The book is well presented, with no mistakes and a number of clear illustrations, many of them in color. The book suffers slightly from a lack of coherent editing. Some papers are extremely long, while others are quite brief. More cumbersome is the use of endnotes in some, even though the majority use in-text citations. The inclusion of appendices to support some of the large data overviews, while unusual in edited books, is welcome since they add analytical strength to their respective contributions.
The last sentence of the introduction makes clear that the book aims to interlink the diverse chapters through the study of funerary ritual change across time and space. I believe that the book is highly successful in its main goal; all the papers are closely related to the main themes, making the volume a good example of the strength of comparative approaches. The main focus on Roman and Late Antique periods will appeal to scholars specializing in those periods, but others readers will find the comparable approaches to a varied range of spatiotemporal contexts stimulating.

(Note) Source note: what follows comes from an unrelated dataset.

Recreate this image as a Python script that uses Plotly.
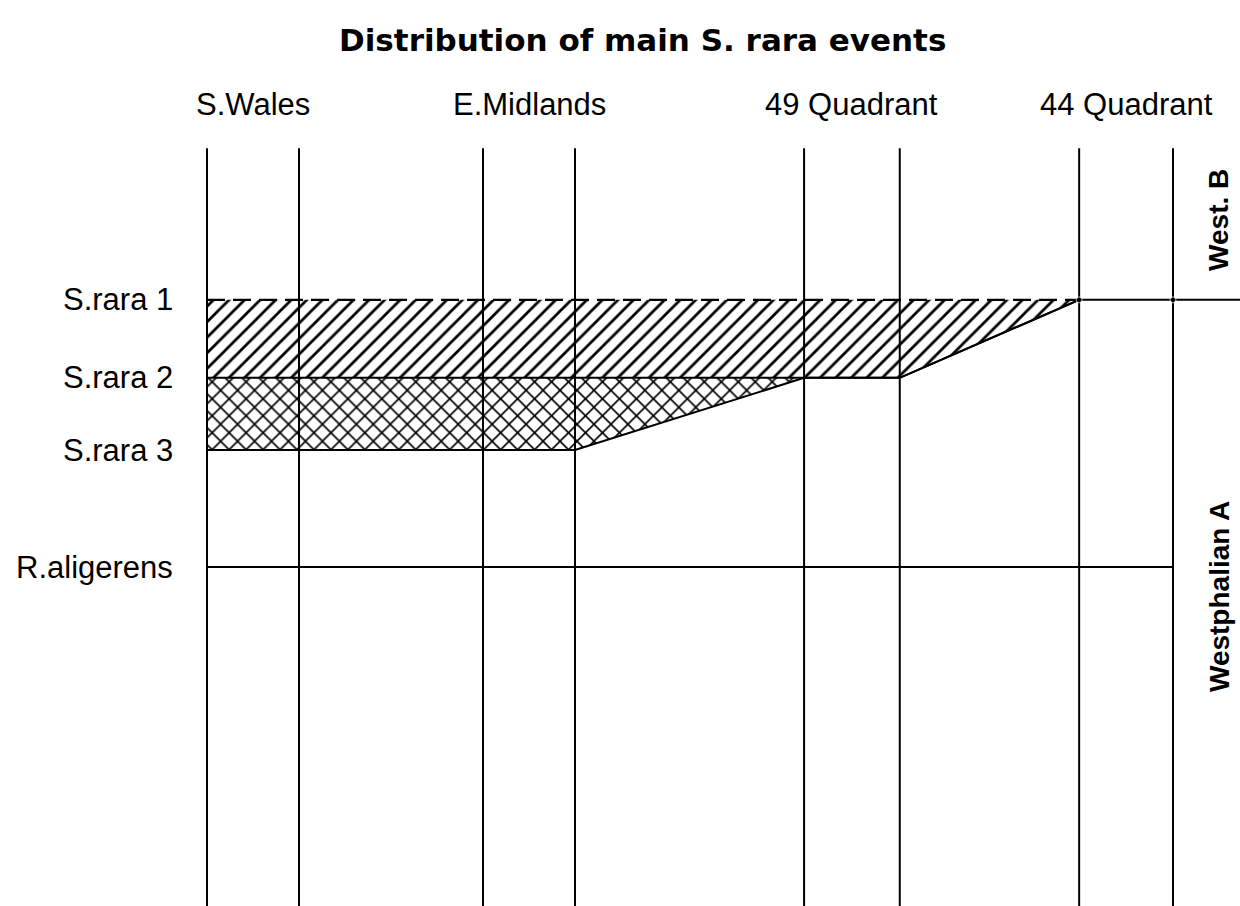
import plotly.graph_objects as go

# ---- data ----
localities = ["S.Wales", "E.Midlands", "49 Quadrant", "44 Quadrant"]
# horizontal position of each section line (two lines per locality)
section_x = [0, 1, 3, 4, 6.49, 7.53, 9.48, 10.5]
event_names = ["S.rara 1", "S.rara 2", "S.rara 3", "R.aligerens"]
event_label_level = [6.85, 4.85, 3.0, 0.0]
# levels of each event boundary at the section lines (first 7 lines)
srara1_level = [6.85, 6.85, 6.85, 6.85, 6.85, 6.85, 6.85]
srara2_level = [4.85, 4.85, 4.85, 4.85, 4.85, 4.85, 6.85]
srara3_level = [3.0, 3.0, 3.0, 3.0, 4.85, 4.85, 6.85]
raligerens_level = [0, 0, 0, 0, 0, 0, 0, 0]
srara1_solid_x = [9.48, 10.5, 11.5]
srara1_solid_y = [6.85, 6.85, 6.85]
section_top = 10.74
section_bottom = -12
stage_names = ["West. B", "Westphalian A"]
stage_mid_level = [8.9, -0.77]

fig = go.Figure()
lw = 2
# vertical section lines
for xv in section_x:
    fig.add_trace(go.Scatter(x=[xv, xv], y=[section_top, section_bottom], mode="lines",
                             line=dict(color="black", width=lw), hoverinfo="skip"))

n = len(srara3_level)
xs = section_x[:n]
# S.rara 3 boundary
fig.add_trace(go.Scatter(x=xs, y=srara3_level, mode="lines",
                         line=dict(color="black", width=lw), hoverinfo="skip"))
# S.rara 2 boundary with cross hatch down to S.rara 3
fig.add_trace(go.Scatter(x=xs, y=srara2_level, mode="lines", fill="tonexty",
                         fillcolor="rgba(0,0,0,0)",
                         fillpattern=dict(shape="x", size=12, solidity=0.25, fgopacity=1,
                                          fgcolor="black", bgcolor="rgba(255,255,255,0)"),
                         line=dict(color="black", width=lw), hoverinfo="skip"))
# S.rara 1 dashed boundary with diagonal hatch down to S.rara 2
fig.add_trace(go.Scatter(x=xs, y=srara1_level, mode="lines", fill="tonexty",
                         fillcolor="rgba(0,0,0,0)",
                         fillpattern=dict(shape="/", size=11, solidity=0.25, fgopacity=1,
                                          fgcolor="black", bgcolor="rgba(255,255,255,0)"),
                         line=dict(color="black", width=2.2, dash="18px,8px"), hoverinfo="skip"))
# S.rara 1 solid continuation
fig.add_trace(go.Scatter(x=srara1_solid_x, y=srara1_solid_y, mode="lines+markers",
                         marker=dict(size=[6, 6, 0], color="black"),
                         line=dict(color="black", width=lw), hoverinfo="skip"))
# R.aligerens
fig.add_trace(go.Scatter(x=section_x, y=raligerens_level, mode="lines",
                         line=dict(color="black", width=lw), hoverinfo="skip"))

annotations = []
fnt = "Liberation Sans, Arial, sans-serif"
annotations.append(dict(text="<b>Distribution of main S. rara events</b>", x=642 / 1240, y=1 - 40 / 906,
                        xref="paper", yref="paper", showarrow=False, xanchor="center", yanchor="middle",
                        font=dict(family="DejaVu Sans, sans-serif", size=31, color="black")))
for i, name in enumerate(localities):
    xm = (section_x[2 * i] + section_x[2 * i + 1]) / 2
    annotations.append(dict(text=name, x=xm, y=1 - 104 / 906, xref="x", yref="paper",
                            showarrow=False, xanchor="center", yanchor="middle",
                            font=dict(family=fnt, size=31, color="black")))
for name, lv in zip(event_names, event_label_level):
    annotations.append(dict(text=name, x=175 / 1240, y=lv, xref="paper", yref="y",
                            showarrow=False, xanchor="right", yanchor="middle",
                            font=dict(family=fnt, size=31, color="black")))
for name, lv in zip(stage_names, stage_mid_level):
    annotations.append(dict(text="<b>" + name + "</b>", x=1219 / 1240, y=lv, xref="paper", yref="y",
                            showarrow=False, xanchor="center", yanchor="middle", textangle=-90,
                            font=dict(family=fnt, size=28, color="black")))

fig.update_layout(
    width=1240, height=906,
    margin=dict(l=0, r=0, t=0, b=0),
    paper_bgcolor="white", plot_bgcolor="white",
    showlegend=False,
    xaxis=dict(range=[-207 / 92, (1240 - 207) / 92], visible=False, fixedrange=True),
    yaxis=dict(range=[(567 - 906) / 39, 567 / 39], visible=False, fixedrange=True),
    annotations=annotations,
)
fig.write_html("out.html", config={"displayModeBar": False},
               post_script="document.body.style.margin='0';document.body.style.overflow='hidden';")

I found it interesting that most of the papers move away from social and political factors to explain change and focus instead on the role played by identity and belief in understanding transformations in the burial record. Archaeology on its own struggles to explore such connections between the burial record and the ideas that shaped it, and this book showcases the importance of establishing comparison across a variety of regions, periods, and methodologies. The volume’s success in bringing together the different contributions under a similar set of questions and approaches forms an admirable example of how to combine local studies to gain much wider relevance. I therefore would recommend the book to any academic or student interested in the study of death in the past.